A NUMBER of years ago, overseas visitors would sometimes say "We recognise that the days of shipbuilding and heavy engineering in Scotland are long since past. What has taken their place?"

There were times when I struggled to come up with an answer, other than employment in out-of-town retail parks.

In more recent times, the answer has become clearer, and has to be "tertiary education". A walk through Glasgow emphasises the expansion of the three universities and colleges along with the number of buildings constructed for student accommodation. The several pages of The Herald devoted to listing of the names of graduates reflects the nature of what has become an industry, and one which threatens to devalue the worth of a degree. Study of the types of degrees awarded by various universities suggests a measure of creativity, and one does question the value of some and their relativity in the "real" world in employment terms.

Is it time to question the mantra "education, education, education" as delivered by a former Prime Minister?

Malcolm Allan, Bishopbriggs.


IT seems to me that the proposal to demolish Buchanan Galleries in Glasgow is irresponsible on two levels.

First, I believe that Government policy is to promote reuse and retrofitting of existing buildings, rather than demolition.
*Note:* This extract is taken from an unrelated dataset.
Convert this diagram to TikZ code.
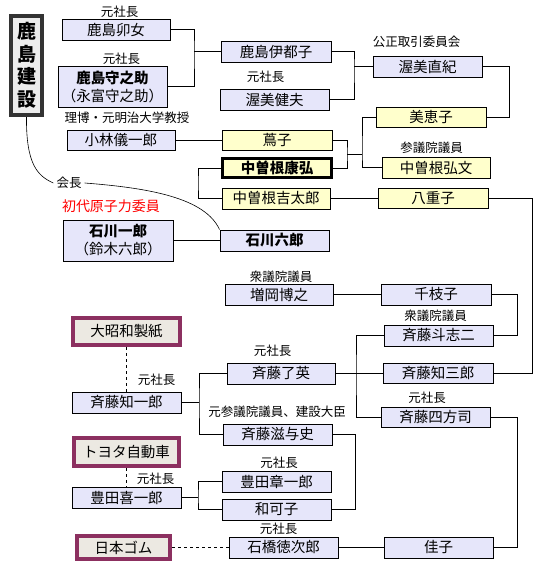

I understand that the proposal to demolish Marks and Spencer in Oxford Street, London – now called in by Michael Gove – would generate almost 40,000 tonnes of CO2 (equivalent to driving a car further than the distance to the sun). This figure represents just one shop. The environmental consequences of demolishing an entire shopping centre would be far more serious. I hope the Scottish Government will adopt the same approach and call in any application.

My second concern is that the loss of Buchanan Galleries would cause enormous economic damage to Glasgow city centre as a shopping destination.

In my view, if this application is granted it should be made subject to a condition that the developers fund a tram link to Braehead.

Scott Simpson, Glasgow G12.


THE trial, verdict and sentencing of Ghislaine Maxwell for her role in the Epstein affair ("Disgraced Maxwell is jailed for 20 years over Epstein sex trafficking", The Herald, June 29) represents a travesty of justice, although not because she is innocent; she certainly is not. This prosecution has carefully avoided the real core of the scandal – the blackmail of leading figures in American society.

A man of Jeffrey Epstein’s wealth and lack of morals could have paid to discreetly indulge his passion for sex with underage girls, and nobody would have been any the wiser. Instead, he preferred to flaunt these young females in front of a lengthy list of important and influential guests at his New York apartment and on his private island.

No doubt some of his visitors were too shrewd to fall into his web. But how many of the others, as is alleged of Prince Andrew, were not sharp enough to see the trap?

It is frankly unbelievable that hundreds of leading Americans visited Jeffrey Epstein on "paedophile island" and none of them was tempted by the underage prostitutes. Nor is it believable that Epstein would have refrained from exploiting their behaviour as kompromat, so he could influence them and enrich himself.

Ghislaine Maxwell is a convenient fall guy to close down this scandal, while protecting those leading Americans who were compromised and exploited by Jeffrey Epstein.

Otto Inglis, Crossgates, Fife.


HERE in Deanston, an 18th century village in Perthshire, our local shop and part-time Post Office is under threat of closure, due to the very high cost of energy.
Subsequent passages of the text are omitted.